Proto-Dbl activation occurs through truncation of N-terminal 497 amino acids (42
), suggesting that the N-terminal half of the molecule contains a negative regulatory element(s) for the C-terminal DH-PH functional module. A previous database search found limited similarities between the N terminus of proto-Dbl and the intermediate filament protein vimentin, spanning a 300-amino-acid region which was predicted to consist of an extended α-helical coiled-coil structure (41
). However, where the inhibitory function resides upstream of the DH domain (residues 498 to 690) and how the N terminus exerts the inhibitory function remain unclear. In the present article, we report the finding that proto-Dbl protein involves an intramolecular interaction between the N terminus and the PH domain to maintain an autoinhibited, inactive state.

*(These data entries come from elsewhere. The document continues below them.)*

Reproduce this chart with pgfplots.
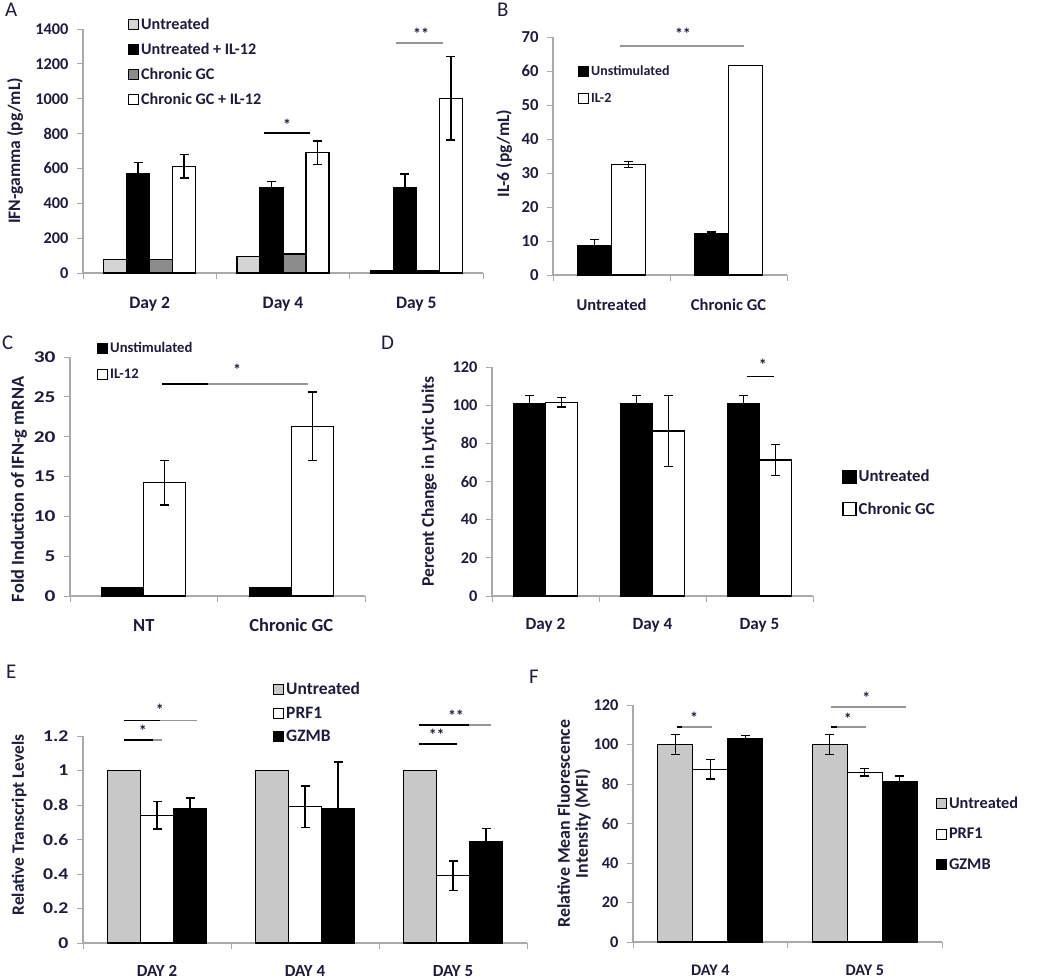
\documentclass[border=0pt]{standalone}
\usepackage{fontspec}
\setmainfont{Carlito}
\newfontfamily\widefont[FakeStretch=1.3]{Carlito}
\newfontfamily\midfont[FakeStretch=1.2]{Carlito}
\usepackage{pgfplots}
\pgfplotsset{compat=1.18}
\definecolor{txt}{RGB}{28,28,60}
\definecolor{lg}{RGB}{212,212,212}
\definecolor{mg}{RGB}{140,140,140}
\definecolor{eg}{RGB}{200,200,200}
\definecolor{axg}{RGB}{170,170,170}
\definecolor{sg}{RGB}{150,150,150}
\newcommand{\fs}[1]{\fontsize{#1}{#1}\selectfont}
\pgfplotsset{
  panel/.style={
    scale only axis, ybar=0pt, clip=false, ymin=0,
    axis x line*=bottom, axis y line*=left,
    axis line style={draw=axg, line width=1.2bp},
    tick align=outside, major tick length=6bp,
    tick style={draw=axg, line width=1bp},
    xticklabels={},
    extra x tick style={major tick length=0pt, tick style={draw=none}},
    tick label style={text=txt, font=\bfseries\fs{16.4}},
    xticklabel style={anchor=base, yshift=-35bp, font=\bfseries\fs{17.4}},
    yticklabel style={xshift=-5bp},
    /pgf/number format/assume math mode=true,
    /pgf/number format/1000 sep={},
    every axis y label/.style={rotate=90, anchor=center, text=txt},
    every axis plot/.append style={draw=black, line width=1.2bp},
    legend image code/.code={\draw[##1, line width=1bp] (0bp,-5bp) rectangle (10bp,5bp);},
    legend style={draw=none, fill=none, inner sep=0pt, anchor=north west, text=txt,
      legend cell align=left, /tikz/every even column/.append style={column sep=2bp}},
  },
  eb/.style={error bars/y dir=both, error bars/y explicit,
    error bars/error bar style={line width=1.4bp, black},
    error bars/error mark options={rotate=90, line width=1.4bp, black, mark size=4.5bp}},
}
\begin{document}
\begin{tikzpicture}[x=1bp,y=1bp]
\useasboundingbox (0,0) rectangle (1050,-980);
\node[anchor=north west, font=\fs{21}, text=txt, inner sep=0pt] at (5,-3) {A};
\node[anchor=north west, font=\fs{21}, text=txt, inner sep=0pt] at (497,-3) {B};
\node[anchor=north west, font=\fs{21}, text=txt, inner sep=0pt] at (2,-336) {C};
\node[anchor=north west, font=\fs{21}, text=txt, inner sep=0pt] at (381,-336) {D};
\node[anchor=north west, font=\fs{21}, text=txt, inner sep=0pt] at (6,-665) {E};
\node[anchor=north west, font=\fs{21}, text=txt, inner sep=0pt] at (529,-670) {F};

% ---------------- A
\begin{axis}[panel, at={(83bp,-273bp)}, anchor=south west, width=400bp, height=244bp,
  xmin=0.5, xmax=3.5, ymax=1400, ytick={0,200,...,1400}, bar width=23bp,
  xtick={0.5,1.5,2.5,3.5}, extra x ticks={1,2,3}, extra x tick labels={Day 2,Day 4,Day 5},
  xticklabel style={font=\bfseries\fs{17.6}},
  ylabel={IFN-gamma (pg/mL)}, ylabel style={at={(axis description cs:-0.17,0.5)}, font=\bfseries\fs{17.6}},
  legend style={at={(axis description cs:0.1125,1.053)}, font=\bfseries\fs{16.2}, row sep=8.3bp}]
\addplot[fill=lg] coordinates {(1,78) (2,94) (3,12)};
\addplot[fill=black, eb] coordinates {(1,570) +- (0,65) (2,492) +- (0,33) (3,492) +- (0,77)};
\addplot[fill=mg] coordinates {(1,78) (2,109) (3,12)};
\addplot[fill=white, eb] coordinates {(1,612) +- (0,68) (2,690) +- (0,67) (3,1003) +- (0,240)};
\legend{Untreated, Untreated + IL-12, Chronic GC, Chronic GC + IL-12}
\draw[black, line width=1.8bp] (axis cs:1.858,802) -- (axis cs:2.203,802);
\node[text=txt, font=\bfseries\fs{16}] at (axis cs:2.03,850) {*};
\draw[sg, line width=1.8bp] (axis cs:2.848,1321) -- (axis cs:3.2,1321);
\node[text=txt, font=\bfseries\fs{16}] at (axis cs:3.035,1375) {**};
\end{axis}

% ---------------- B
\begin{axis}[panel, at={(553bp,-275bp)}, anchor=south west, width=234bp, height=238bp,
  xmin=0.5, xmax=2.5, ymax=70, ytick={0,10,...,70}, bar width=34bp,
  yticklabel style={font=\bfseries\fs{16.8}},
  xtick={0.5,1.5,2.5}, extra x ticks={1,2}, extra x tick labels={Untreated,Chronic GC},
  xticklabel style={font=\bfseries\fs{16.6}},
  ylabel={IL-6 (pg/mL)}, ylabel style={at={(axis description cs:-0.209,0.51)}, font=\bfseries\fs{17.6}},
  legend style={at={(axis description cs:0.107,0.887)}, font=\bfseries\fs{14}, row sep=12bp}]
\addplot[fill=black, eb] coordinates {(1,8.7) +- (0,1.7) (2,12.1) +- (0,0.5)};
\addplot[fill=white, eb] coordinates {(1,32.5) +- (0,0.9) (2,61.6) +- (0,0)};
\legend{Unstimulated, IL-2}
\draw[sg, line width=2bp] (axis cs:1.073,67.5) -- (axis cs:2.132,67.5);
\node[text=txt, font=\bfseries\fs{16}] at (axis cs:1.611,70.8) {**};
\end{axis}

% ---------------- C
\begin{axis}[panel, at={(70bp,-596bp)}, anchor=south west, width=295bp, height=239bp,
  xmin=0.5, xmax=2.5, ymax=30, ytick={0,5,...,30}, bar width=42bp,
  yticklabel style={font=\widefont\bfseries\fs{16.5}},
  xtick={0.5,1.5,2.5}, extra x ticks={1,2}, extra x tick labels={NT,Chronic GC},
  xticklabel style={font=\bfseries\fs{18.5}},
  ylabel={Fold Induction of IFN-g mRNA}, ylabel style={at={(axis description cs:-0.173,0.446)}, font=\bfseries\fs{18.4}},
  legend style={at={(axis description cs:0.0915,1.071)}, font=\bfseries\fs{14.7}, row sep=11bp}]
\addplot[fill=black] coordinates {(1,1) (2,1)};
\addplot[fill=white, eb] coordinates {(1,14.2) +- (0,2.8) (2,21.3) +- (0,4.3)};
\legend{Unstimulated, IL-12}
\draw[black, line width=2bp] (axis cs:1.124,26.6) -- (axis cs:1.436,26.6);
\draw[sg, line width=2bp] (axis cs:1.436,26.6) -- (axis cs:2.114,26.6);
\node[text=txt, font=\bfseries\fs{16}] at (axis cs:1.632,28.4) {*};
\end{axis}

% ---------------- D
\begin{axis}[panel, at={(492bp,-596bp)}, anchor=south west, width=321bp, height=229bp,
  xmin=0.5, xmax=3.5, ymax=120, ytick={0,20,...,120}, bar width=32bp,
  xtick={0.5,1.5,2.5,3.5}, extra x ticks={1,2,3}, extra x tick labels={Day 2,Day 4,Day 5},
  xticklabel style={font=\bfseries\fs{17.2}, yshift=2bp},
  ylabel={Percent Change in Lytic Units}, ylabel style={at={(axis description cs:-0.196,0.5)}, font=\bfseries\fs{17.7}},
  legend image code/.code={\draw[#1, line width=1.6bp] (0bp,-6.5bp) rectangle (13bp,6.5bp);},
  legend style={at={(axis description cs:1.09,0.559)}, font=\bfseries\fs{16.8}, row sep=15bp}]
\addplot[fill=black, eb] coordinates {(1,101) +- (0,4) (2,101) +- (0,4) (3,101) +- (0,4)};
\addplot[fill=white, eb] coordinates {(1,101.5) +- (0,2.5) (2,86.5) +- (0,18.5) (3,71.3) +- (0,8)};
\legend{Untreated, Chronic GC}
\draw[black, line width=1.8bp] (axis cs:2.883,115) -- (axis cs:3.135,115);
\node[text=txt, font=\bfseries\fs{16}] at (axis cs:3.03,121) {*};
\end{axis}

% ---------------- E
\begin{axis}[panel, at={(83bp,-943bp)}, anchor=south west, width=444bp, height=207bp,
  xmin=0.5, xmax=3.5, ymax=1.2, ytick={0,0.2,0.4,0.6,0.8,1,1.2}, bar width=33bp,
  yticklabel style={font=\midfont\bfseries\fs{16.5}},
  xticklabel style={font=\bfseries\fs{17}, yshift=2bp},
  xtick={0.5,1.5,2.5,3.5}, extra x ticks={1,2,3}, extra x tick labels={DAY 2,DAY 4,DAY 5},
  ylabel={Relative Transcript Levels}, ylabel style={at={(axis description cs:-0.144,0.57)}, font=\bfseries\fs{17.4}},
  legend style={at={(axis description cs:0.428,1.27)}, font=\bfseries\fs{17.5}, row sep=6.7bp}]
\addplot[fill=eg] coordinates {(1,1) (2,1) (3,1)};
\addplot[fill=white, eb] coordinates {(1,0.74) +- (0,0.08) (2,0.79) +- (0,0.12) (3,0.39) +- (0,0.085)};
\addplot[fill=black, eb] coordinates {(1,0.78) +- (0,0.06) (2,0.78) +- (0,0.27) (3,0.59) +- (0,0.075)};
\legend{Untreated, PRF1, GZMB}
\draw[black, line width=1.8bp] (axis cs:0.777,1.177) -- (axis cs:0.973,1.177);
\draw[sg, line width=1.8bp] (axis cs:0.973,1.177) -- (axis cs:1.034,1.177);
\node[text=txt, font=\bfseries\fs{16}] at (axis cs:0.905,1.232) {*};
\draw[black, line width=1.8bp] (axis cs:0.777,1.29) -- (axis cs:1.02,1.29);
\draw[sg, line width=1.8bp] (axis cs:1.02,1.29) -- (axis cs:1.27,1.29);
\node[text=txt, font=\bfseries\fs{16}] at (axis cs:1.02,1.35) {*};
\draw[black, line width=1.8bp] (axis cs:2.77,1.156) -- (axis cs:3.027,1.156);
\node[text=txt, font=\bfseries\fs{16}] at (axis cs:2.89,1.205) {**};
\draw[black, line width=1.8bp] (axis cs:2.77,1.265) -- (axis cs:3.11,1.265);
\draw[sg, line width=1.8bp] (axis cs:3.11,1.265) -- (axis cs:3.26,1.265);
\node[text=txt, font=\bfseries\fs{16}] at (axis cs:3.02,1.32) {**};
\end{axis}

% ---------------- F
\begin{axis}[panel, at={(633bp,-942bp)}, anchor=south west, width=309bp, height=237bp,
  xmin=0.5, xmax=2.5, ymax=120, ytick={0,20,...,120}, bar width=35bp,
  xticklabel style={font=\bfseries\fs{16.2}, yshift=2bp},
  xtick={0.5,1.5,2.5}, extra x ticks={1,2}, extra x tick labels={DAY 4,DAY 5},
  ylabel={Relative Mean Fluorescence\\Intensity (MFI)}, ylabel style={align=center, at={(axis description cs:-0.191,0.5)}, font=\bfseries\fs{18}},
  legend style={at={(axis description cs:0.98,0.62)}, font=\bfseries\fs{16.4}, row sep=14bp}]
\addplot[fill=eg, eb] coordinates {(1,100) +- (0,5) (2,100) +- (0,5)};
\addplot[fill=white, eb] coordinates {(1,87.5) +- (0,5) (2,86) +- (0,2)};
\addplot[fill=black, eb] coordinates {(1,103) +- (0,1.5) (2,81) +- (0,3)};
\legend{Untreated, PRF1, GZMB}
\draw[black, line width=1.8bp] (axis cs:0.785,108.8) -- (axis cs:0.82,108.8);
\draw[sg, line width=1.8bp] (axis cs:0.82,108.8) -- (axis cs:1.01,108.8);
\node[text=txt, font=\bfseries\fs{16}] at (axis cs:0.895,113.5) {*};
\draw[black, line width=1.8bp] (axis cs:1.78,108.8) -- (axis cs:1.82,108.8);
\draw[sg, line width=1.8bp] (axis cs:1.82,108.8) -- (axis cs:2.01,108.8);
\node[text=txt, font=\bfseries\fs{16}] at (axis cs:1.89,113) {*};
\draw[sg, line width=1.8bp] (axis cs:1.78,119) -- (axis cs:2.27,119);
\node[text=txt, font=\bfseries\fs{16}] at (axis cs:2.01,123.5) {*};
\end{axis}
\end{tikzpicture}
\end{document}
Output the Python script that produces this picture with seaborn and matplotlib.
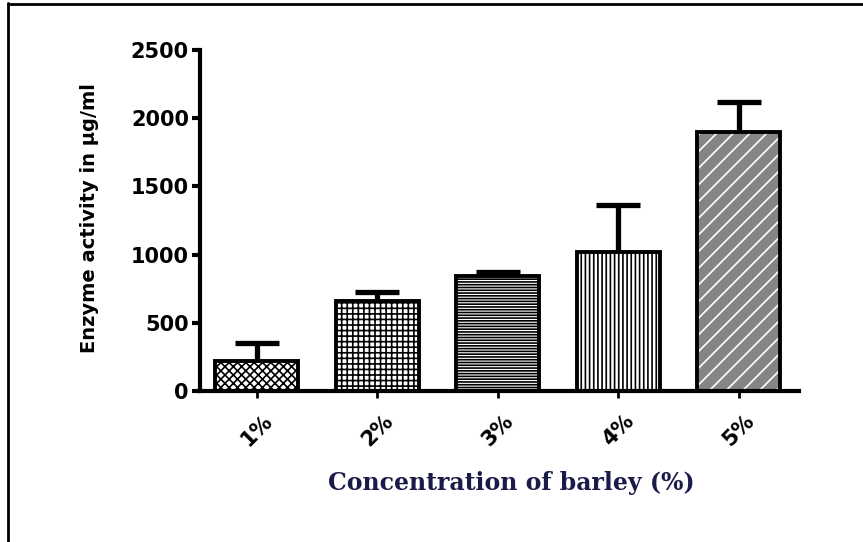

The N- and C-terminal domain interaction effectively limits the access of the Rho GTPase substrates RhoA and Cdc42 to the catalytic site of the DH domain and masks the intracellular targeting function of the PH domain, resulting in suppression of its GEF function and a unique perinuclear localization pattern in cells. Such an autoinhibition state prevents proto-Dbl from transforming cells, and presents a basal mode that could be subject to modulation by a variety of upstream signals.